O coordenador da Frente Parlamentar de Combate à Corrupção, deputado Francisco Praciano (PT-AM), destaca que o alto índice de percepção da corrupção afeta o país econômica e socialmente. “Representa um volume muito grande de recursos retirados da sociedade brasileira: são R$ 100 bilhões. O mundo se preocupa com isso, não somos só nós. O motivo principal: a corrupção atrapalha o investimento, torna-o menos atrativo, degrada o ambiente de negócio, tem impactos econômicos nos juros. Então, é uma coisa realmente que se espraia, os resultados da corrupção, pela sociedade e pelo Estado.”

Arquivo/Gustavo Lima
Antonio Carlos Mendes Thame
Mendes Thame: se não houver instituições fortes, as leis não adiantam nada.
 

Legislativos de todo o mundo reuniram-se para combater o problema por meio da Organização Global de Parlamentares Contra a Corrupção (Gopac). Diretor da organização no Brasil, o deputado federal Antonio Carlos Mendes Thame (PSDB-SP) chama a atenção para as ferramentas de combate ao problema. “Leis, as melhores possíveis, se não houver instituições fortes, não adiantam nada. E também o contrário: se tivermos fortes instituições, mas não tivermos uma legislação boa – já que nós todos somos subordinados à lei, que deve valer igualmente para todos –, essa força das instituições se perde no vazio.”

Punição
Para cada preso por corrupção no País, há cem encarcerados por furto ou roubo, de acordo com estatística do Departamento Penitenciário Nacional. O promotor de Justiça Douglas Fischer lamenta que a corrupção ainda seja pouco punida no Brasil.

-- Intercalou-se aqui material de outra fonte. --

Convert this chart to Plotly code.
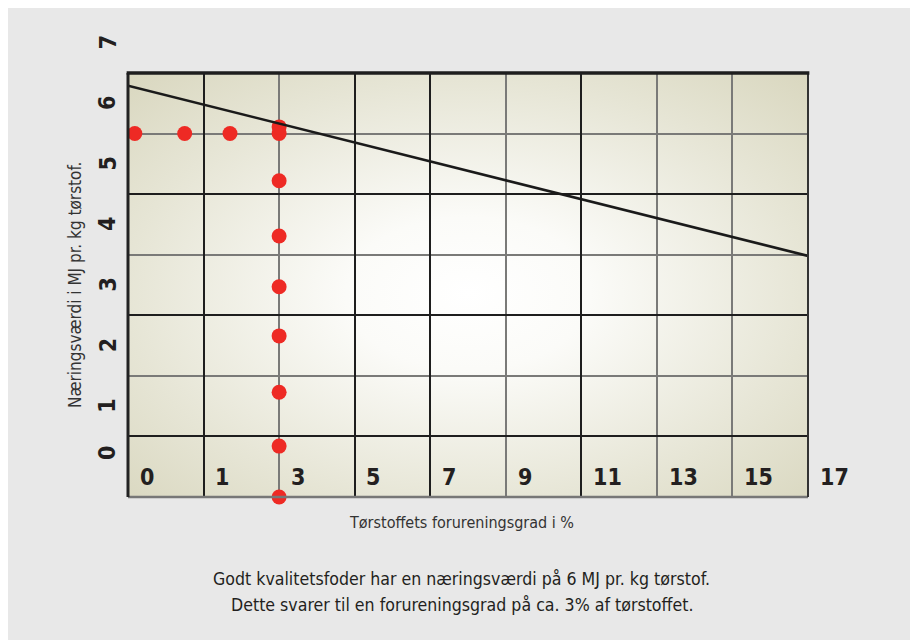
import base64
import plotly.graph_objects as go

# ---- data (grid units: x = column index 0..9, y = row index 0..7) ----
dot_x = [0.09, 0.75, 1.35, 2.0, 2.0, 2.0, 2.0, 2.0, 2.0, 2.0, 2.0, 2.0]
dot_y = [6.0, 6.0, 6.0, 6.0, 6.11, 5.22, 4.31, 3.47, 2.66, 1.73, 0.84, 0.0]

line_x = [0, 9]
line_y = [6.79, 3.98]

x_tick_pos = [0, 1, 2, 3, 4, 5, 6, 7, 8, 9]
x_tick_text = ["0", "1", "3", "5", "7", "9", "11", "13", "15", "17"]
y_tick_pos = [0.72, 1.5, 2.5, 3.5, 4.5, 5.5, 6.5, 7.5]
y_tick_text = ["0", "1", "2", "3", "4", "5", "6", "7"]

x_title = "Tørstoffets forureningsgrad i %"
y_title = "Næringsværdi i MJ pr. kg tørstof."
caption_1 = "Godt kvalitetsfoder har en næringsværdi på 6 MJ pr. kg tørstof."
caption_2 = "Dette svarer til en forureningsgrad på ca. 3% af tørstoffet."

X_MAX, Y_MAX = 9, 7

FONT = "Liberation Sans Narrow, DejaVu Sans Condensed, Arial Narrow, sans-serif"
TXT = "#231f20"

# radial gradient background for plot area
svg = (
    "<svg xmlns='http://www.w3.org/2000/svg' width='100' height='100' viewBox='0 0 100 100' "
    "preserveAspectRatio='none'><defs><radialGradient id='g' cx='0.5' cy='0.52' r='0.72'>"
    "<stop offset='0' stop-color='#ffffff'/>"
    "<stop offset='0.25' stop-color='#fbfbf8'/>"
    "<stop offset='0.7' stop-color='#e6e5d5'/>"
    "<stop offset='1' stop-color='#d9d7bf'/>"
    "</radialGradient></defs><rect width='100' height='100' fill='url(#g)'/></svg>"
)
svg_uri = "data:image/svg+xml;base64," + base64.b64encode(svg.encode()).decode()

fig = go.Figure()

fig.add_trace(go.Scatter(
    x=dot_x, y=dot_y, mode="markers",
    marker=dict(size=15, color="#ee2a24", line=dict(width=0)),
    cliponaxis=False, hoverinfo="skip", showlegend=False,
))
fig.add_trace(go.Scatter(
    x=line_x, y=line_y, mode="lines",
    line=dict(color="#1a1a1a", width=2.6),
    cliponaxis=False, hoverinfo="skip", showlegend=False,
))

annotations = []
for p, t in zip(x_tick_pos, x_tick_text):
    annotations.append(dict(
        x=(p + 0.13) / X_MAX, y=0.33 / Y_MAX, xref="paper", yref="paper", text=t,
        showarrow=False, xanchor="left", yanchor="middle",
        font=dict(family=FONT, size=23, color=TXT, weight="bold"),
    ))
for p, t in zip(y_tick_pos, y_tick_text):
    annotations.append(dict(
        x=-0.03, y=p / Y_MAX, xref="paper", yref="paper", text=t, showarrow=False,
        xanchor="center", yanchor="middle", textangle=-90,
        font=dict(family=FONT, size=23, color=TXT, weight="bold"),
    ))
annotations += [
    dict(x=0.491, y=-0.059, xref="paper", yref="paper", text=x_title, showarrow=False,
         xanchor="center", yanchor="middle", font=dict(family=FONT, size=16, color="#333")),
    dict(x=-0.078, y=0.5, xref="paper", yref="paper", text=y_title, showarrow=False,
         xanchor="center", yanchor="middle", textangle=-90,
         font=dict(family=FONT, size=17, color="#333")),
    dict(x=0.491, y=-0.193, xref="paper", yref="paper", text=caption_1, showarrow=False,
         xanchor="center", yanchor="middle", font=dict(family=FONT, size=17.6, color=TXT)),
    dict(x=0.491, y=-0.255, xref="paper", yref="paper", text=caption_2, showarrow=False,
         xanchor="center", yanchor="middle", font=dict(family=FONT, size=17.6, color=TXT)),
]

shapes = [
    dict(type="line", xref="paper", yref="paper", x0=0, x1=1, y0=0, y1=0,
         line=dict(color="#777", width=2.5)),
    dict(type="line", xref="paper", yref="paper", x0=0, x1=0, y0=0, y1=1,
         line=dict(color="#222", width=3)),
    dict(type="line", xref="paper", yref="paper", x0=1, x1=1, y0=0, y1=1,
         line=dict(color="#333", width=2)),
    dict(type="line", xref="paper", yref="paper", x0=-0.002, x1=1.002, y0=1, y1=1,
         line=dict(color="#1e1e1e", width=3.5)),
]

fig.update_layout(
    width=918, height=640,
    margin=dict(l=120, r=118, t=65, b=151),
    paper_bgcolor="#e8e8e8",
    plot_bgcolor="#f4f4ee",
    showlegend=False,
    annotations=annotations,
    shapes=shapes,
    images=[dict(source=svg_uri, xref="x", yref="y", x=0, y=Y_MAX, sizex=X_MAX, sizey=Y_MAX,
                 sizing="stretch", xanchor="left", yanchor="top", layer="below")],
    xaxis=dict(
        range=[0, X_MAX], showticklabels=False, zeroline=False, showline=False, ticks="",
        tickvals=[1, 3, 4, 6], showgrid=True, gridcolor="#1e1e1e", gridwidth=1.6,
        minor=dict(tickvals=[2, 5, 7, 8], showgrid=True, gridcolor="#7a7a78", gridwidth=2),
        fixedrange=True,
    ),
    yaxis=dict(
        range=[0, Y_MAX], showticklabels=False, zeroline=False, showline=False, ticks="",
        tickvals=[1, 3, 5], showgrid=True, gridcolor="#1e1e1e", gridwidth=1.6,
        minor=dict(tickvals=[2, 4, 6], showgrid=True, gridcolor="#7a7a78", gridwidth=2),
        fixedrange=True,
    ),
)

fig.write_html("out.html")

Ele avalia que a punição dos culpados deveria ter função preventiva para inibir novos delitos, principalmente pelo dano coletivo que causam à sociedade. “Há estudos que indicam que em torno de 96% dos danos à sociedade são causados por crimes de colarinho branco, aí incluídos os delitos de corrupção e correlatos, e apenas 4% relacionados com a tradicional delinquência que nós vemos hoje assoberbando nossos cárceres, especialmente no Brasil”, diz.

Arquivo/Gustavo Lima
Francisco Praciano
Francisco Praciano: resultados da corrupção se espraiam pela sociedade e pelo Estado.
 

Entre as causas dessa impunidade, Fischer reclama da morosidade do processo penal, que admite inúmeros recursos, a maioria apenas protelatória. Na visão dele, a legislação deveria ser modificada para impedir o uso desses mecanismos.

A deficiência estrutural da Justiça criminal brasileira, sobretudo em processos de lavagem de dinheiro, dificulta ainda o acesso e a repatriação do dinheiro desviado pela corrupção. Dados do Ministério da Justiça apontam que, nos últimos dez anos, R$ 35 milhões, entre dinheiro, propriedades e ações, foram repatriados, mas ainda há R$ 700 milhões bloqueados em outros países.

Uma subcomissão da Comissão de Fiscalização Financeira e Controle da Câmara dos Deputados será criada para apresentar, até o fim do ano, um conjunto de projetos que altere a legislação atual para facilitar a recuperação desses ativos.